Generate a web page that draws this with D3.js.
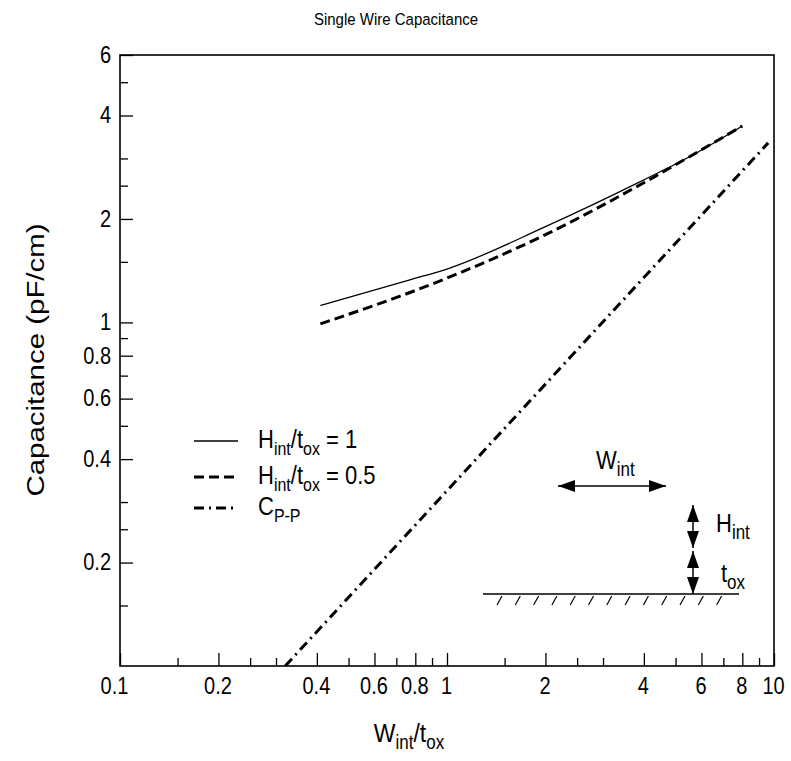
<!DOCTYPE html>
<html lang="en">
<head>
<meta charset="UTF-8">
<title>Single Wire Capacitance</title>
<style>
  body { margin: 0; background: #fff; font-family: "Liberation Sans", Arial, sans-serif; }
  svg text { font-family: "Liberation Sans", Arial, sans-serif; fill: #000; }
  .axis path { display: none; }
  .axis line { stroke: #000; stroke-width: 1.3; }
  .axis text { font-size: 20px; }
</style>
</head>
<body>
<div id="chart"></div>
<script src="https://cdn.jsdelivr.net/npm/d3@7"></script>
<script>
// values
const solidX = [0.41, 0.77, 1, 2, 4, 5.5, 8];
const solidY = [1.12, 1.33, 1.43, 1.9, 2.6, 3.03, 3.73];
const dashX = [0.41, 0.97, 2, 4, 5.5, 8];
const dashY = [0.99, 1.33, 1.8, 2.55, 3.03, 3.73];
const cppX = [0.32, 9.6];
const cppY = [0.1, 3.33];

const xMajor = [0.1, 0.2, 0.4, 0.6, 0.8, 1, 2, 4, 6, 8, 10];
const xMinor = [0.15, 0.25, 0.3, 0.5, 0.7, 0.9, 1.5, 2.5, 3, 5, 7, 9];
const yMajor = [0.2, 0.4, 0.6, 0.8, 1, 2, 4, 6];
const yMinor = [0.15, 0.25, 0.3, 0.5, 0.7, 0.9, 1.5, 2.5, 3, 5];

const W = 791, H = 761;
const pl = 120, pr = 774, pt = 55, pb = 666;
const stretch = 1.15; // text in the source is a bit taller than wide

const svg = d3.select('#chart').append('svg')
  .attr('width', W).attr('height', H);

const x = d3.scaleLog().domain([0.1, 10]).range([pl, pr]);
const y = d3.scaleLog().domain([0.1, 6]).range([pb, pt]);

// text placed at (tx, ty) baseline, stretched vertically
function label(parent, tx, ty, size, anchor) {
  return parent.append('text')
    .attr('transform', `translate(${tx},${ty}) scale(1,${stretch})`)
    .attr('text-anchor', anchor || 'start')
    .style('font-size', size + 'px');
}

// title
label(svg, 396, 25, 15, 'middle').text('Single Wire Capacitance');

// axes, ticks inward
const xa = svg.append('g').attr('class', 'axis')
  .attr('transform', `translate(0,${pb})`)
  .call(d3.axisBottom(x).tickValues(xMajor).tickSize(-13).tickPadding(10).tickFormat(d3.format('~g')));
xa.selectAll('text').attr('transform', `scale(1,${stretch})`).attr('y', 10)
  .attr('dx', d => d === 0.1 ? -6 : -1);
svg.append('g').attr('class', 'axis')
  .attr('transform', `translate(0,${pb})`)
  .call(d3.axisBottom(x).tickValues(xMinor).tickSize(-8).tickFormat(''));
const ya = svg.append('g').attr('class', 'axis')
  .attr('transform', `translate(${pl},0)`)
  .call(d3.axisLeft(y).tickValues(yMajor).tickSize(-13).tickPadding(9).tickFormat(d3.format('~g')));
ya.selectAll('text').attr('transform', `scale(1,${stretch})`);
svg.append('g').attr('class', 'axis')
  .attr('transform', `translate(${pl},0)`)
  .call(d3.axisLeft(y).tickValues(yMinor).tickSize(-8).tickFormat(''));

// frame
svg.append('rect')
  .attr('x', pl).attr('y', pt)
  .attr('width', pr - pl).attr('height', pb - pt)
  .attr('fill', 'none').attr('stroke', '#000').attr('stroke-width', 1.6);

// axis titles
const xt = label(svg, 409, 742, 23, 'middle');
xt.append('tspan').text('W');
xt.append('tspan').attr('dy', 6).style('font-size', '17px').text('int');
xt.append('tspan').attr('dy', -6).text('/t');
xt.append('tspan').attr('dy', 6).style('font-size', '17px').text('ox');

svg.append('text')
  .attr('transform', 'translate(44,360) scale(1,1.28) rotate(-90)')
  .attr('text-anchor', 'middle')
  .style('font-size', '23px')
  .text('Capacitance (pF/cm)');

// curves
const line = d3.line().x(d => x(d[0])).y(d => y(d[1])).curve(d3.curveMonotoneX);
const zip = (a, b) => a.map((v, i) => [v, b[i]]);

svg.append('clipPath').attr('id', 'clip')
  .append('rect').attr('x', pl).attr('y', pt)
  .attr('width', pr - pl).attr('height', pb - pt);

const plot = svg.append('g').attr('clip-path', 'url(#clip)');

const styles = [
  { w: 1.3, dash: null },
  { w: 3, dash: '10,5' },
  { w: 3, dash: '10,5,2,5' }
];

plot.append('path').datum(zip(solidX, solidY))
  .attr('d', line).attr('fill', 'none').attr('stroke', '#000')
  .attr('stroke-width', styles[0].w);
plot.append('path').datum(zip(dashX, dashY))
  .attr('d', line).attr('fill', 'none').attr('stroke', '#000')
  .attr('stroke-width', styles[1].w).attr('stroke-dasharray', styles[1].dash);
plot.append('path').datum(zip(cppX, cppY))
  .attr('d', line).attr('fill', 'none').attr('stroke', '#000')
  .attr('stroke-width', styles[2].w).attr('stroke-dasharray', styles[2].dash);

// legend
const legRows = [441, 477, 508];
legRows.forEach((ly, i) => {
  svg.append('line')
    .attr('x1', 194).attr('x2', 238).attr('y1', ly).attr('y2', ly)
    .attr('stroke', '#000').attr('stroke-width', styles[i].w)
    .attr('stroke-dasharray', styles[i].dash);
});
function hOverT(ly, val) {
  const t = label(svg, 258, ly + 7, 22);
  t.append('tspan').text('H');
  t.append('tspan').attr('dy', 6).style('font-size', '16px').text('int');
  t.append('tspan').attr('dy', -6).text('/t');
  t.append('tspan').attr('dy', 6).style('font-size', '16px').text('ox');
  t.append('tspan').attr('dy', -6).text(' = ' + val);
}
hOverT(legRows[0], '1');
hOverT(legRows[1], '0.5');
const ct = label(svg, 258, legRows[2] + 7, 22);
ct.append('tspan').text('C');
ct.append('tspan').attr('dy', 6).style('font-size', '16px').text('P-P');

// inset sketch of the wire geometry
const sk = svg.append('g');
function arrowHead(px, py, dir) {
  const L = 17, hw = 6;
  const bx = px - L * Math.cos(dir), by = py - L * Math.sin(dir);
  const nx = -Math.sin(dir) * hw, ny = Math.cos(dir) * hw;
  sk.append('path')
    .attr('d', `M${px},${py}L${bx + nx},${by + ny}L${bx - nx},${by - ny}Z`)
    .attr('fill', '#000');
}
function dblArrow(x1, y1, x2, y2) {
  sk.append('line').attr('x1', x1).attr('y1', y1).attr('x2', x2).attr('y2', y2)
    .attr('stroke', '#000').attr('stroke-width', 1.5);
  const a = Math.atan2(y2 - y1, x2 - x1);
  arrowHead(x2, y2, a);
  arrowHead(x1, y1, a + Math.PI);
}
dblArrow(558, 486, 666, 486);
dblArrow(693, 505, 693, 548);
dblArrow(693, 551, 693, 594);

sk.append('line').attr('x1', 483).attr('x2', 739).attr('y1', 594).attr('y2', 594)
  .attr('stroke', '#000').attr('stroke-width', 1.5);
d3.range(13).forEach(i => {
  const hx = 502 + i * 18.3;
  sk.append('line').attr('x1', hx).attr('y1', 596).attr('x2', hx - 5).attr('y2', 605)
    .attr('stroke', '#000').attr('stroke-width', 1.2);
});

function subLabel(tx, ty, main, sub) {
  const t = label(sk, tx, ty, 22);
  t.append('tspan').text(main);
  t.append('tspan').attr('dy', 6).style('font-size', '17px').text(sub);
}
subLabel(596, 469, 'W', 'int');
subLabel(716, 532, 'H', 'int');
subLabel(721, 582, 't', 'ox');
</script>
</body>
</html>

+ + +

What is needed: From the first line of the listing above, repeat every line through the one holding "const cppY = [0.1, 3.33];". Both ends count, and pictures stay out.

Solution for this problem:
Generate a web page that draws this with D3.js.
<!DOCTYPE html>
<html lang="en">
<head>
<meta charset="UTF-8">
<title>Single Wire Capacitance</title>
<style>
  body { margin: 0; background: #fff; font-family: "Liberation Sans", Arial, sans-serif; }
  svg text { font-family: "Liberation Sans", Arial, sans-serif; fill: #000; }
  .axis path { display: none; }
  .axis line { stroke: #000; stroke-width: 1.3; }
  .axis text { font-size: 20px; }
</style>
</head>
<body>
<div id="chart"></div>
<script src="https://cdn.jsdelivr.net/npm/d3@7"></script>
<script>
// values
const solidX = [0.41, 0.77, 1, 2, 4, 5.5, 8];
const solidY = [1.12, 1.33, 1.43, 1.9, 2.6, 3.03, 3.73];
const dashX = [0.41, 0.97, 2, 4, 5.5, 8];
const dashY = [0.99, 1.33, 1.8, 2.55, 3.03, 3.73];
const cppX = [0.32, 9.6];
const cppY = [0.1, 3.33];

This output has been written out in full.